Brexiteer Tories table amendments aiming to block Theresa May's Brexit plans


Pro-Brexit Conservative MPs are threatening a rebellion against Theresa May by tabling amendments in the Commons aiming to obstruct the cabinet’s Brexit proposals.

It comes as the prime minister faces intensifying pressure from the Eurosceptic wing of her party to drop her Chequers agreement on the future UK-EU relationship – a plan that has already led to resignations of cabinet heavyweights Boris Johnson and David Davis.

Jacob Rees-Mogg, who chairs the European Research Group (ERG) of Tory MPs, has laid down four amendments to the government’s Customs Bill which MPs could be asked to vote on next week.

The amendments were lodged today and Priti Patel, the former cabinet minister, has also signed the documents alongside Marcus Fysh, John Redwood, Bernard Jenkin and Craig McKinlay.

While it is highly unlikely Labour would support Mr Rees-Mogg and the hardline Brexiteers on the Tory backbenches it would be the first significant test of strength for Ms May’s Brexit critics.
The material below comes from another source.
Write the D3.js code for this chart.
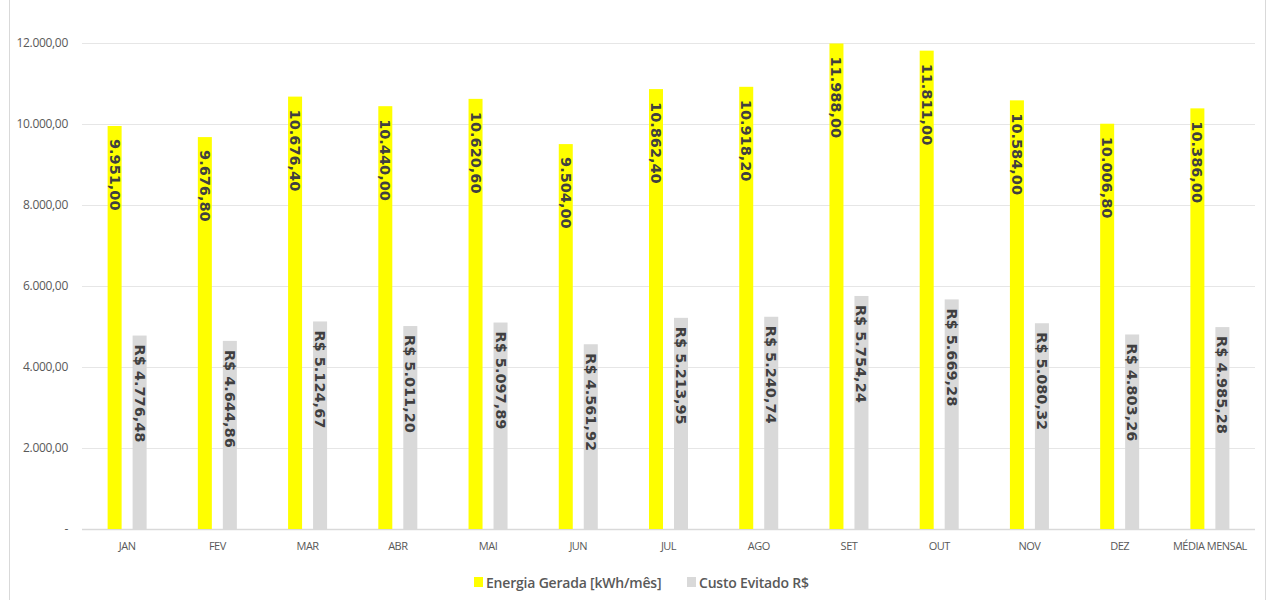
<!DOCTYPE html>
<html>
<head>
<meta charset="utf-8">
<script src="https://cdn.jsdelivr.net/npm/d3@7"></script>
<style>
  body { margin: 0; background: #fff; }
  #chart text { font-family: "Open Sans", sans-serif; }
</style>
</head>
<body>
<div id="chart"></div>
<script>
// meses + média
var categories = ['JAN', 'FEV', 'MAR', 'ABR', 'MAI', 'JUN', 'JUL', 'AGO', 'SET', 'OUT', 'NOV', 'DEZ', 'MÉDIA MENSAL'];
var energia = [9951.00, 9676.80, 10676.40, 10440.00, 10620.60, 9504.00, 10862.40, 10918.20, 11988.00, 11811.00, 10584.00, 10006.80, 10386.00];
var custo = [4776.48, 4644.86, 5124.67, 5011.20, 5097.89, 4561.92, 5213.95, 5240.74, 5754.24, 5669.28, 5080.32, 4803.26, 4985.28];
var yTicks = [0, 2000, 4000, 6000, 8000, 10000, 12000];
var seriesNames = ['Energia Gerada [kWh/mês]', 'Custo Evitado R$'];

var W = 1273, H = 600;
var margin = {top: 43, right: 18, bottom: 71, left: 82};
var width = W - margin.left - margin.right,
    height = H - margin.top - margin.bottom;

var br = d3.formatLocale({decimal: ",", thousands: ".", grouping: [3], currency: ["R$ ", ""]});
var fmt = br.format(",.2f");

var svg = d3.select("#chart").append("svg")
    .attr("width", W)
    .attr("height", H);

// moldura
svg.append("rect")
    .attr("x", 9.5).attr("y", -5)
    .attr("width", 1256).attr("height", 620)
    .attr("fill", "none")
    .attr("stroke", "#d9d9d9");

var g = svg.append("g")
    .attr("transform", "translate(" + margin.left + "," + margin.top + ")");

var x = d3.scaleBand()
    .domain(categories)
    .range([0, width]);

var y = d3.scaleLinear()
    .domain([0, 12000])
    .range([height, 0]);

// grid
g.append("g")
    .selectAll("line")
    .data(yTicks)
    .enter().append("line")
    .attr("x1", 0).attr("x2", width)
    .attr("y1", function(d) { return y(d) + 0.5; })
    .attr("y2", function(d) { return y(d) + 0.5; })
    .attr("stroke", function(d) { return d == 0 ? "#d9d9d9" : "#e6e6e6"; })
    .attr("stroke-width", function(d) { return d == 0 ? 1.5 : 1; });

// eixo y
var yAxis = g.append("g")
    .call(d3.axisLeft(y).tickValues(yTicks)
        .tickSize(0).tickPadding(14)
        .tickFormat(function(d) { return d == 0 ? "-      " : fmt(d); }));
yAxis.select(".domain").remove();
yAxis.selectAll("text")
    .attr("fill", "#595959")
    .style("font-size", "12px")
    .style("letter-spacing", "-0.3px");

// eixo x
var xAxis = g.append("g")
    .attr("transform", "translate(0," + height + ")")
    .call(d3.axisBottom(x).tickSize(0).tickPadding(13));
xAxis.select(".domain").remove();
xAxis.selectAll("text")
    .attr("fill", "#595959")
    .style("font-size", "11px")
    .style("letter-spacing", "-0.5px");

var rows = categories.map(function(c, i) { return {cat: c, e: energia[i], c: custo[i]}; });
var bw = 14;

var groups = g.append("g")
    .selectAll("g")
    .data(rows)
    .enter().append("g")
    .attr("transform", function(d) { return "translate(" + x(d.cat) + ",0)"; });

// barras energia
groups.append("rect")
    .attr("x", function() { return x.bandwidth() / 2 - 12.5 - bw / 2; })
    .attr("y", function(d) { return y(d.e); })
    .attr("width", bw)
    .attr("height", function(d) { return height - y(d.e); })
    .attr("fill", "#ffff00");

// barras custo
groups.append("rect")
    .attr("x", function() { return x.bandwidth() / 2 + 12.5 - bw / 2; })
    .attr("y", function(d) { return y(d.c); })
    .attr("width", bw)
    .attr("height", function(d) { return height - y(d.c); })
    .attr("fill", "#d9d9d9");

// rótulos (texto vertical)
groups.append("text")
    .attr("transform", function(d) {
        return "translate(" + (x.bandwidth() / 2 - 12.5) + "," + (y(d.e) + 13) + ") rotate(90)";
    })
    .attr("dominant-baseline", "central")
    .style("font-family", "'DejaVu Sans', sans-serif")
    .style("font-weight", "bold")
    .style("font-size", "14.5px")
    .attr("fill", "#404040")
    .text(function(d) { return fmt(d.e); });

groups.append("text")
    .attr("transform", function(d) {
        return "translate(" + (x.bandwidth() / 2 + 12.5) + "," + (y(d.c) + 9) + ") rotate(90)";
    })
    .attr("dominant-baseline", "central")
    .style("font-family", "'DejaVu Sans', sans-serif")
    .style("font-weight", "bold")
    .style("font-size", "14.5px")
    .attr("fill", "#404040")
    .text(function(d) { return "R$ " + fmt(d.c); });

// legenda
var legend = svg.append("g")
    .attr("transform", "translate(474,582)");
var legX = [0, 213];
var legColors = ["#ffff00", "#d9d9d9"];
seriesNames.forEach(function(name, i) {
    var lg = legend.append("g").attr("transform", "translate(" + legX[i] + ",0)");
    lg.append("rect")
        .attr("x", 0).attr("y", -5)
        .attr("width", 9).attr("height", 10)
        .attr("fill", legColors[i]);
    lg.append("text")
        .attr("x", 12)
        .attr("dominant-baseline", "central")
        .style("font-weight", "600")
        .style("font-size", "14px")
        .style("letter-spacing", "-0.2px")
        .attr("fill", "#595959")
        .text(name);
});
</script>
</body>
</html>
One of the amendments if passed will prohibit the UK collecting tax or duties on behind of another territory “without reciprocity”. This would cause a serious headache for Downing Street as it would block the current proposal of a “facilitated customs arrangement” which aims to collect taxes after Brexit – on behalf of the EU – for goods passing through the UK en route to the continent.

A second amendment orders the government to commit itself in law not to allow a customs border down the Irish Sea. This has the support of the DUP MP Sammy Wilson.
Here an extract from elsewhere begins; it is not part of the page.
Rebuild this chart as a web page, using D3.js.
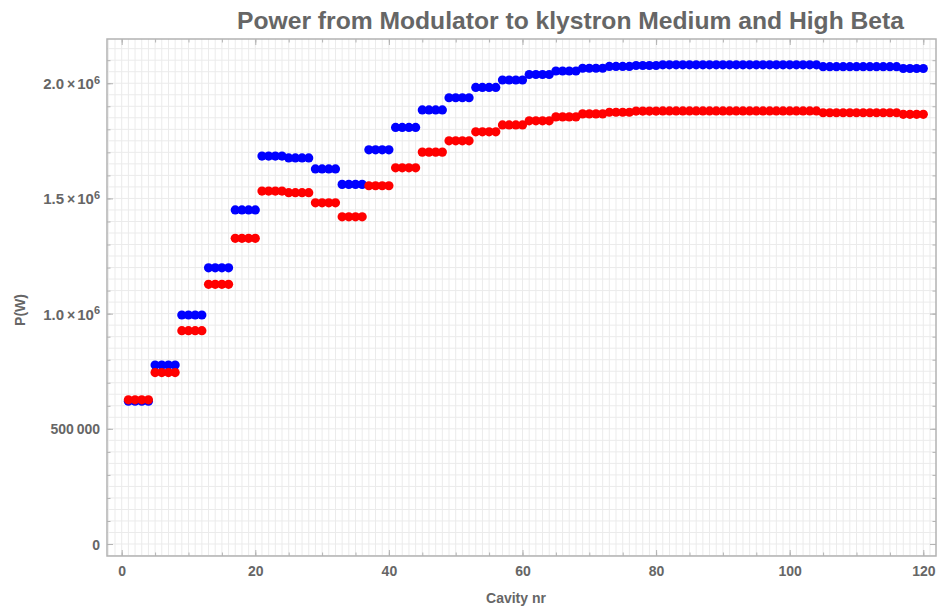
<!DOCTYPE html>
<html>
<head>
<meta charset="utf-8">
<script src="https://cdn.jsdelivr.net/npm/d3@7/dist/d3.min.js"></script>
<style>
  html, body { margin: 0; padding: 0; background: #fff; }
  svg { display: block; font-family: "Liberation Sans", Arial, sans-serif; }
</style>
</head>
<body>
<svg id="chart" width="941" height="610"></svg>
<script>
// Power delivered from the modulator to each klystron, cavity by cavity.
const titleText = "Power from Modulator to klystron Medium and High Beta";
const xLabel = "Cavity nr";
const yLabel = "P(W)";

// Cavity numbers 1..120
const cavities = d3.range(1, 121);

// Series drawn in blue (upper curve)
const powerBlue = [
  620000, 620000, 620000, 620000,
  777000, 777000, 777000, 777000,
  994000, 994000, 994000, 994000,
  1199000, 1199000, 1199000, 1199000,
  1450000, 1450000, 1450000, 1450000,
  1684000, 1684000, 1684000, 1684000,
  1676000, 1676000, 1676000, 1676000,
  1628000, 1628000, 1628000, 1628000,
  1561000, 1561000, 1561000, 1561000,
  1711000, 1711000, 1711000, 1711000,
  1808000, 1808000, 1808000, 1808000,
  1884000, 1884000, 1884000, 1884000,
  1937000, 1937000, 1937000, 1937000,
  1982000, 1982000, 1982000, 1982000,
  2014000, 2014000, 2014000, 2014000,
  2038000, 2038000, 2038000, 2038000,
  2053000, 2053000, 2053000, 2053000,
  2065000, 2065000, 2065000, 2065000,
  2073000, 2073000, 2073000, 2073000,
  2077000, 2077000, 2077000, 2077000,
  2080000, 2080000, 2080000, 2080000,
  2080000, 2080000, 2080000, 2080000,
  2080000, 2080000, 2080000, 2080000,
  2080000, 2080000, 2080000, 2080000,
  2080000, 2080000, 2080000, 2080000,
  2080000, 2080000, 2080000, 2080000,
  2072000, 2072000, 2072000, 2072000,
  2072000, 2072000, 2072000, 2072000,
  2072000, 2072000, 2072000, 2072000,
  2064000, 2064000, 2064000, 2064000
];

// Series drawn in red (lower curve)
const powerRed = [
  626000, 626000, 626000, 626000,
  744000, 744000, 744000, 744000,
  926000, 926000, 926000, 926000,
  1127000, 1127000, 1127000, 1127000,
  1327000, 1327000, 1327000, 1327000,
  1532000, 1532000, 1532000, 1532000,
  1525000, 1525000, 1525000, 1525000,
  1481000, 1481000, 1481000, 1481000,
  1420000, 1420000, 1420000, 1420000,
  1555000, 1555000, 1555000, 1555000,
  1633000, 1633000, 1633000, 1633000,
  1701000, 1701000, 1701000, 1701000,
  1750000, 1750000, 1750000, 1750000,
  1789000, 1789000, 1789000, 1789000,
  1819000, 1819000, 1819000, 1819000,
  1837000, 1837000, 1837000, 1837000,
  1854000, 1854000, 1854000, 1854000,
  1867000, 1867000, 1867000, 1867000,
  1874000, 1874000, 1874000, 1874000,
  1879000, 1879000, 1879000, 1879000,
  1880000, 1880000, 1880000, 1880000,
  1880000, 1880000, 1880000, 1880000,
  1880000, 1880000, 1880000, 1880000,
  1880000, 1880000, 1880000, 1880000,
  1880000, 1880000, 1880000, 1880000,
  1880000, 1880000, 1880000, 1880000,
  1872000, 1872000, 1872000, 1872000,
  1872000, 1872000, 1872000, 1872000,
  1872000, 1872000, 1872000, 1872000,
  1865000, 1865000, 1865000, 1865000
];

// Tick values
const xMajorTicks = [0, 20, 40, 60, 80, 100, 120];
const xMinorTicks = [0, 5, 10, 15, 20, 25, 30, 35, 40, 45, 50, 55, 60, 65, 70, 75, 80, 85, 90, 95, 100, 105, 110, 115, 120];
const yMajorTicks = [0, 500000, 1000000, 1500000, 2000000];
const yMinorTicks = [0, 100000, 200000, 300000, 400000, 500000, 600000, 700000, 800000, 900000, 1000000,
  1100000, 1200000, 1300000, 1400000, 1500000, 1600000, 1700000, 1800000, 1900000, 2000000, 2100000];
const yTickLabels = ["0", "500\u2009000", "1.0", "1.5", "2.0"];

// ---- layout ----
const frame = { left: 107, right: 936, top: 39, bottom: 556 };
const textColor = "#666666";
const frameColor = "#b3b3b3";
const gridColor = "#ebebeb";

const svg = d3.select("#chart");

const x = d3.scaleLinear().domain([-2.2, 121.9]).range([frame.left, frame.right]);
const y = d3.scaleLinear().domain([-52000, 2192000]).range([frame.bottom, frame.top]);

// fine grid
const grid = svg.append("g");
grid.selectAll("line.gx")
  .data(d3.range(-2, 122, 1))
  .join("line")
  .attr("x1", d => x(d)).attr("x2", d => x(d))
  .attr("y1", frame.top).attr("y2", frame.bottom)
  .attr("stroke", gridColor).attr("stroke-width", 1);
grid.selectAll("line.gy")
  .data(d3.range(-50000, 2200000, 50000))
  .join("line")
  .attr("x1", frame.left).attr("x2", frame.right)
  .attr("y1", d => y(d)).attr("y2", d => y(d))
  .attr("stroke", gridColor).attr("stroke-width", 1);

// points: blue first, red drawn over it
const pts = svg.append("g");
function drawSeries(values, color) {
  pts.append("g")
    .selectAll("circle")
    .data(values.map((v, i) => ({ c: cavities[i], v })))
    .join("circle")
    .attr("cx", d => x(d.c))
    .attr("cy", d => y(d.v))
    .attr("r", 4.6)
    .attr("fill", color);
}
drawSeries(powerBlue, "#0000ff");
drawSeries(powerRed, "#ff0000");

// frame
svg.append("rect")
  .attr("x", frame.left).attr("y", frame.top)
  .attr("width", frame.right - frame.left).attr("height", frame.bottom - frame.top)
  .attr("fill", "none").attr("stroke", frameColor).attr("stroke-width", 1.5);

function styleAxis(g) {
  g.select(".domain").remove();
  g.selectAll(".tick line").attr("stroke", frameColor).attr("stroke-width", 1);
  g.selectAll("text")
    .attr("fill", textColor)
    .attr("font-size", 14)
    .attr("font-weight", "bold");
}

// ticks pointing inward on all four sides
svg.append("g").attr("transform", `translate(0,${frame.bottom})`)
  .call(d3.axisBottom(x).tickValues(xMinorTicks).tickSize(-3.5).tickFormat(""))
  .call(styleAxis);
svg.append("g").attr("transform", `translate(0,${frame.bottom})`)
  .call(d3.axisBottom(x).tickValues(xMajorTicks).tickSize(-6).tickPadding(10).tickFormat(d3.format("d")))
  .call(styleAxis);
svg.append("g").attr("transform", `translate(0,${frame.top})`)
  .call(d3.axisTop(x).tickValues(xMinorTicks).tickSize(-3.5).tickFormat(""))
  .call(styleAxis);
svg.append("g").attr("transform", `translate(0,${frame.top})`)
  .call(d3.axisTop(x).tickValues(xMajorTicks).tickSize(-6).tickFormat(""))
  .call(styleAxis);

svg.append("g").attr("transform", `translate(${frame.left},0)`)
  .call(d3.axisLeft(y).tickValues(yMinorTicks).tickSize(-3.5).tickFormat(""))
  .call(styleAxis);
const yAxisG = svg.append("g").attr("transform", `translate(${frame.left},0)`)
  .call(d3.axisLeft(y).tickValues(yMajorTicks).tickSize(-6).tickPadding(7).tickFormat(""))
  .call(styleAxis);
svg.append("g").attr("transform", `translate(${frame.right},0)`)
  .call(d3.axisRight(y).tickValues(yMinorTicks).tickSize(-3.5).tickFormat(""))
  .call(styleAxis);
svg.append("g").attr("transform", `translate(${frame.right},0)`)
  .call(d3.axisRight(y).tickValues(yMajorTicks).tickSize(-6).tickFormat(""))
  .call(styleAxis);

// y tick labels with scientific notation
yAxisG.selectAll(".tick text").each(function (d, i) {
  const t = d3.select(this).text(null).attr("dy", "0.36em");
  const lab = yTickLabels[i];
  if (d >= 1000000) {
    t.attr("font-size", 15);
    t.append("tspan").text(lab);
    t.append("tspan").attr("font-size", 14).attr("dx", 3).text("\u00d7");
    t.append("tspan").attr("dx", 2).text("10");
    t.append("tspan").attr("font-size", 11).attr("dy", "-0.5em").text("6");
  } else {
    t.append("tspan").text(lab);
  }
});

// title and axis labels
svg.append("text")
  .attr("x", 237).attr("y", 29)
  .attr("text-anchor", "start")
  .attr("textLength", 667)
  .attr("lengthAdjust", "spacingAndGlyphs")
  .attr("fill", textColor)
  .attr("font-size", 24).attr("font-weight", "bold")
  .text(titleText);

svg.append("text")
  .attr("x", 516).attr("y", 603)
  .attr("text-anchor", "middle")
  .attr("fill", textColor)
  .attr("font-size", 14).attr("font-weight", "bold")
  .text(xLabel);

svg.append("text")
  .attr("transform", "translate(25,310) rotate(-90)")
  .attr("text-anchor", "middle")
  .attr("fill", textColor)
  .attr("font-size", 14).attr("font-weight", "bold")
  .text(yLabel);
</script>
</body>
</html>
Ms Patel told The Independent: “The British people need firm guarantees that when we leave the EU we will have the freedom to make our own trade deals and not be subject to any EU control or veto. Our future prosperity rests on us being a global beacon of free trade reaching out and securing trade deals with emerging and fast growing economies.
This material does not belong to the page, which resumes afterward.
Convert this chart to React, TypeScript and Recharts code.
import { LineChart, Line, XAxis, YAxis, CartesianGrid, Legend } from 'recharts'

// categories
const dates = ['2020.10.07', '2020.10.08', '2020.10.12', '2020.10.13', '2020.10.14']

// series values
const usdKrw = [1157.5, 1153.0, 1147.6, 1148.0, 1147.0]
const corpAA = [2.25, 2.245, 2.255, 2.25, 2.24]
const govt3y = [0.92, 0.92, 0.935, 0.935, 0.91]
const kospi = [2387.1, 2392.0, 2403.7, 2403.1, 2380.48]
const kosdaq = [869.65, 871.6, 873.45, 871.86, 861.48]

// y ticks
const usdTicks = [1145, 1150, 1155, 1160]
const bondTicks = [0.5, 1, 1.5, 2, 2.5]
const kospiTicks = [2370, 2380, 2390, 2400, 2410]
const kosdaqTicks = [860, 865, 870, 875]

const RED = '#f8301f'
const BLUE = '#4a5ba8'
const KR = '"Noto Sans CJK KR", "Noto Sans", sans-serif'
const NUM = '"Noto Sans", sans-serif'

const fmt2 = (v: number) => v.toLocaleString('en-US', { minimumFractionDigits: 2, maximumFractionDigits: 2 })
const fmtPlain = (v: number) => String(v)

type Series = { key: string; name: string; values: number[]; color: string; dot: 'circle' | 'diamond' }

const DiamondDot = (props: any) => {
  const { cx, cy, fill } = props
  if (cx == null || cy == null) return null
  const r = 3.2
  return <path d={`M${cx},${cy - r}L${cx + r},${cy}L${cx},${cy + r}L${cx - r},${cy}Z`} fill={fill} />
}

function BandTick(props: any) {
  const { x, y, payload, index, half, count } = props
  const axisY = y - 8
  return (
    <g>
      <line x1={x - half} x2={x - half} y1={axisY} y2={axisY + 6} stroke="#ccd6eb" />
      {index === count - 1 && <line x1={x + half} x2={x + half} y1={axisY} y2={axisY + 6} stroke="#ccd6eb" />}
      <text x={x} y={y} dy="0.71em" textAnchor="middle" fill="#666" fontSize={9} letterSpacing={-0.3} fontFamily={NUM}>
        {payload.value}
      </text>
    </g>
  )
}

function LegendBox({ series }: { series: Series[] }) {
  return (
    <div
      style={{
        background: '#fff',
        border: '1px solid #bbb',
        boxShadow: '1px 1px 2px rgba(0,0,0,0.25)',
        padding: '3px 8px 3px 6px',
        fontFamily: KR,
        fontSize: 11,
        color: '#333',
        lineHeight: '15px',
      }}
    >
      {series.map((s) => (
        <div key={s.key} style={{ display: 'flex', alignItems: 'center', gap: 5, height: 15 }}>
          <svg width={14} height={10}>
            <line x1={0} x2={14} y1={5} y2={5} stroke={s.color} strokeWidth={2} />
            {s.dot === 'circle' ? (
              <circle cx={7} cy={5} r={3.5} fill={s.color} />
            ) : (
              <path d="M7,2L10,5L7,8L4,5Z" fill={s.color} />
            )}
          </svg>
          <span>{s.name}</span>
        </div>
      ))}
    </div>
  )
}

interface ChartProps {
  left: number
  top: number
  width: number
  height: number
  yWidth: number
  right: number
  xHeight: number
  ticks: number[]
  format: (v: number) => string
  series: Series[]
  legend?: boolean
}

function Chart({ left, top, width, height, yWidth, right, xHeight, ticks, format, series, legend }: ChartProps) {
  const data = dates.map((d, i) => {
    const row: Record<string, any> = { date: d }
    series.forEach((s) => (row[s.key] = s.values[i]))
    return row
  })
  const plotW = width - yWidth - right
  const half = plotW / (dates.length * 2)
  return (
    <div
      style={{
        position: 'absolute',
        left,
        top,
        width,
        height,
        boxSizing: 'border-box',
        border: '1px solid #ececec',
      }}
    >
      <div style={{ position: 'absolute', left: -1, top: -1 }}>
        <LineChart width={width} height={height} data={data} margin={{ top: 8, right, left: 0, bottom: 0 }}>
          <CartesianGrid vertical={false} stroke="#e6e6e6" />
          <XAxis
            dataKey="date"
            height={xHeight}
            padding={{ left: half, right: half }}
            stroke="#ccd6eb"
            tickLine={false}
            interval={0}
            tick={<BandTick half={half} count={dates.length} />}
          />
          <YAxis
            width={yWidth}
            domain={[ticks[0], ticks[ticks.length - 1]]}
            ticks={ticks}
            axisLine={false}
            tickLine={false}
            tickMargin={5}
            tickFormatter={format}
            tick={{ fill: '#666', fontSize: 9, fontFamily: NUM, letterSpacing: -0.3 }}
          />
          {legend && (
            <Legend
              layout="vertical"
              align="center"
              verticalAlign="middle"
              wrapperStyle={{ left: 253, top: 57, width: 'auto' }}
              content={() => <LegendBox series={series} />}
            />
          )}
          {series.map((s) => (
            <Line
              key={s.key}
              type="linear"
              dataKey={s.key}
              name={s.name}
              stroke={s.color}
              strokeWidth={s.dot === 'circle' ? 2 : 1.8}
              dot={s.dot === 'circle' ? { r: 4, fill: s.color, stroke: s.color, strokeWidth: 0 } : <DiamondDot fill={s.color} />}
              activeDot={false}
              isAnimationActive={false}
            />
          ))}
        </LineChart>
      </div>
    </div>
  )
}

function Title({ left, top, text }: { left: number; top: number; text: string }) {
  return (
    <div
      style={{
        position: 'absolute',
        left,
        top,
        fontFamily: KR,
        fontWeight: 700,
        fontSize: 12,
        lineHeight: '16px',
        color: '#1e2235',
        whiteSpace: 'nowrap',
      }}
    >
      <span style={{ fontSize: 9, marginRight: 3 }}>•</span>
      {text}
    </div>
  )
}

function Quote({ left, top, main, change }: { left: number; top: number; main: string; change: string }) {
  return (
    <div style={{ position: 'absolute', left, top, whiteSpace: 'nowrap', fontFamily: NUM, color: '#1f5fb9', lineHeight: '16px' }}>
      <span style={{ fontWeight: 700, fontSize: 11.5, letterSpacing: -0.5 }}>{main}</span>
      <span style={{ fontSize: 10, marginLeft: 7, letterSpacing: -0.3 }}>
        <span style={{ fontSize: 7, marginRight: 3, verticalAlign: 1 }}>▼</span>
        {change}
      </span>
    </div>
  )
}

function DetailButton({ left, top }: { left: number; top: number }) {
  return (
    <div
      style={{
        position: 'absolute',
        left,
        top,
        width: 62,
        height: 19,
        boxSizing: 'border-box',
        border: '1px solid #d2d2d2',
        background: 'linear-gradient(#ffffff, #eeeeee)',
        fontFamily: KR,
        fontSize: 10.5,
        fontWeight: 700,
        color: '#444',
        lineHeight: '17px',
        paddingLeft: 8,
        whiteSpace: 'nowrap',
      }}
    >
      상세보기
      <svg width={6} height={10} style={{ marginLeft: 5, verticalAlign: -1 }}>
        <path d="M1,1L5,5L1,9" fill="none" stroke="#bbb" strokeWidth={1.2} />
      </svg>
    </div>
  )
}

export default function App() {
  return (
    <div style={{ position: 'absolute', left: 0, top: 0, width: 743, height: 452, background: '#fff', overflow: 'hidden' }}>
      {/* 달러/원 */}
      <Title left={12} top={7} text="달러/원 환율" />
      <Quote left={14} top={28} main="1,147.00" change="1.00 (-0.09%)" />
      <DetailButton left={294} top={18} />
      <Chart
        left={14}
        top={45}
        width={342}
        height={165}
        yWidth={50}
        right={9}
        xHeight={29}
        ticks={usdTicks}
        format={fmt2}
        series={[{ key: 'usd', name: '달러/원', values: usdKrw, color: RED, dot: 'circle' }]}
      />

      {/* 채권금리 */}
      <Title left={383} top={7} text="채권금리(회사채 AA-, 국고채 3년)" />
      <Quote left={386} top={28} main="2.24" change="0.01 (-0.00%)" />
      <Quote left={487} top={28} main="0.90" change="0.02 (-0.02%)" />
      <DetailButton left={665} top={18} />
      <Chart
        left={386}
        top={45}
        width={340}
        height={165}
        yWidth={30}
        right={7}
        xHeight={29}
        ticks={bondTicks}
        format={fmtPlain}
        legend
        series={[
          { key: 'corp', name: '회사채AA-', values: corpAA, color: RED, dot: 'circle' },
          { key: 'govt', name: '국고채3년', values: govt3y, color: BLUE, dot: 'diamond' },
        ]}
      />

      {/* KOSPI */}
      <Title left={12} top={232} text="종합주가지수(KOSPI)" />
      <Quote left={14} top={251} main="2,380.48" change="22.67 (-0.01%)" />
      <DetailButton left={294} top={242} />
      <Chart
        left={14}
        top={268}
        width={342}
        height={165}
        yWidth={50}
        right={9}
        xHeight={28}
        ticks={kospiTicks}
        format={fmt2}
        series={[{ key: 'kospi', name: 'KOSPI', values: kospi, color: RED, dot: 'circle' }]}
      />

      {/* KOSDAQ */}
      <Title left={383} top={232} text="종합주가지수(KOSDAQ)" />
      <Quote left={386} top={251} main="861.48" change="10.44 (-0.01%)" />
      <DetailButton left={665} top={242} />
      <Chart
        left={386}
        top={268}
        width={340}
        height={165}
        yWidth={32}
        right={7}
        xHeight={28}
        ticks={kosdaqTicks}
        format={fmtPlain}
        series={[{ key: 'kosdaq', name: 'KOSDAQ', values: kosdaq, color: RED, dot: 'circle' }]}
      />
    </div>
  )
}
“The 17.4m people who voted to leave the EU and those who backed the Conservative manifesto expect Britain to have these freedoms and for there to be no future EU meddling in our trade policy and economy.”

Speaking to The Sun newspaper, Mr Rees-Mogg added: “Unfortunately Chequers was a breakdown in trust. Brexit meant Brexit, but now it appears Brexit means remaining subject to European laws. I believe this will help the government stick to the promises it made.

“It may resolve the dilemma the Prime Minister faces. Does she rely on Labour votes to achieve Brexit or does she change her mind and go back to Lancaster House. Will she stick to her earlier words?”

But Liam Fox, the international trade secretary, earlier told a Commons committee the Chequers plan was designed to be a “credible offer” to the EU in order to take the negotiations forward.

“We hope that they will respond positively to that,” he said.